写真は若い人はもちろん、中年、老年の方まで広く普及している趣味です。頭と身体を使って芸術作品を創造するという喜びは万人に共通するものだからでしょう。また仲間も増え、会話も弾み、人生楽しくなりますね。ネイチャー写真の場合は更に「重い機材を持って歩き回る」という健康法的なメリットもあります(ゴルフに似てますね)。そこでこれを読んでいるあなたに質問!
「いつまで写真を続けますか?」
たぶんほとんどの人が高齢まで写真を続けたいと答えるのではないでしょうか。
残念ながら体力は年齢と共に衰えます。一方である種の写真ジャンルは本人の体力とは無縁にある種の機材を要求し、強度の高い(=重い)三脚は使用可能な機材の幅を拡げるため、ジャンルの幅と撮る喜びを倍加してくれます。しかし体力の衰えと共にその三脚を持ち歩けなくなった時、あなたはそれまで楽しんでいた写真ジャンルを諦めなければなりません。私はカーボン三脚をその時の救世主だと思っています。細かいことを抜きにすれば、カーボン三脚は同等の強度を持つとされる金属性三脚よりも30%以上軽量です。だから体力の衰えを感じてそれまで持ち歩いていた三脚が苦痛になったとき、カーボン三脚に買い換えれば撮影を続けられる事になります。

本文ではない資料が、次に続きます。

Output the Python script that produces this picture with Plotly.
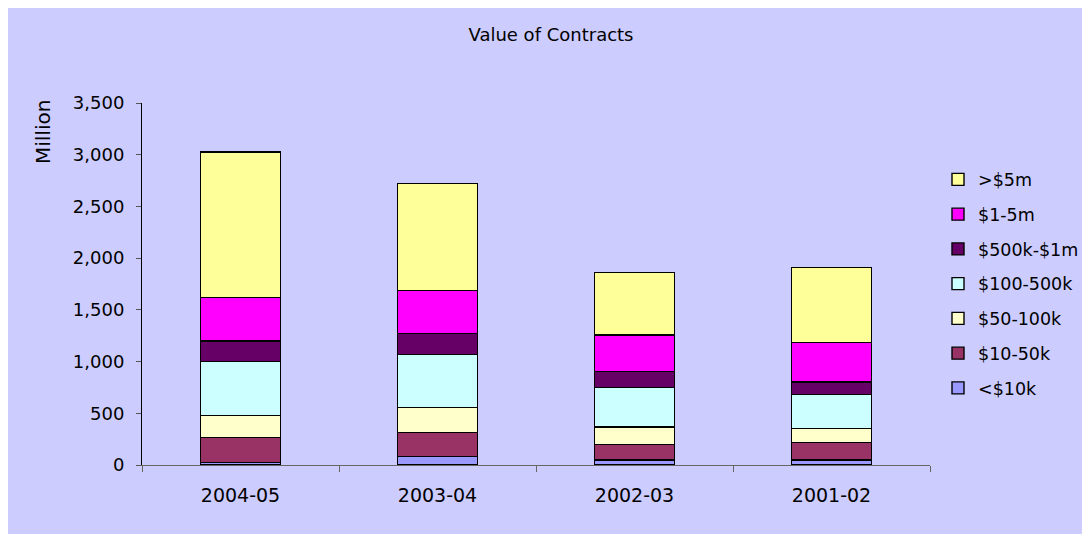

重い三脚は一方でそれだけ撮影時の運動量を要求しますので、体力劣化防止(要は老化防止)につながります。だから若い内から重い三脚を買って使い込むことは、老化を防止し写真生命を伸ばす事にもなるのです。そしてそれでも不可避に進む体力の衰えにより重い三脚が持ち歩けなくなったとき、同等の強度を持つカーボン三脚に乗り換えれば良いのです。若い内からカーボン三脚を買ってしまうと、運動量が減り体力劣化を加速し、ネイチャー写真を諦めなければならい時が早く来ることになるでしょう。

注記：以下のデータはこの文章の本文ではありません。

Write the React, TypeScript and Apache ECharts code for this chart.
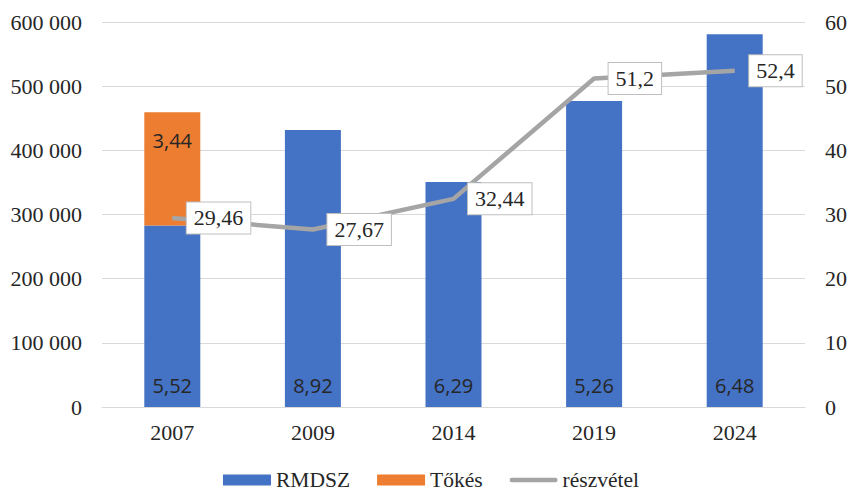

若くして既にカーボン三脚を買ってしまったあなた、あなたには後が無い!
最後に蛇足。現在のカーボン三脚は金属三脚に換算しても2kg台後半並みの強度しか無い華奢な物が主流です。こんなもの買ってどうするのでしょう?メーカーサイドのマーケティング結果も「カーボン=ビギナー老人」という構図が出来上がっている様です。実際、花などの撮影現場で何度かカーボン三脚ユーザーを見かけましたが、全員老齢で、写真のうまい人はその中にいたことがありません(カメラの構えを見れば腕は分かります。ネイチャーの場合...構え方はアングルと構図をそのまま語りますので。)。
現在市販されているカーボンでまともな物は、ジッツォの3型と5型のカーボンだけでしょう。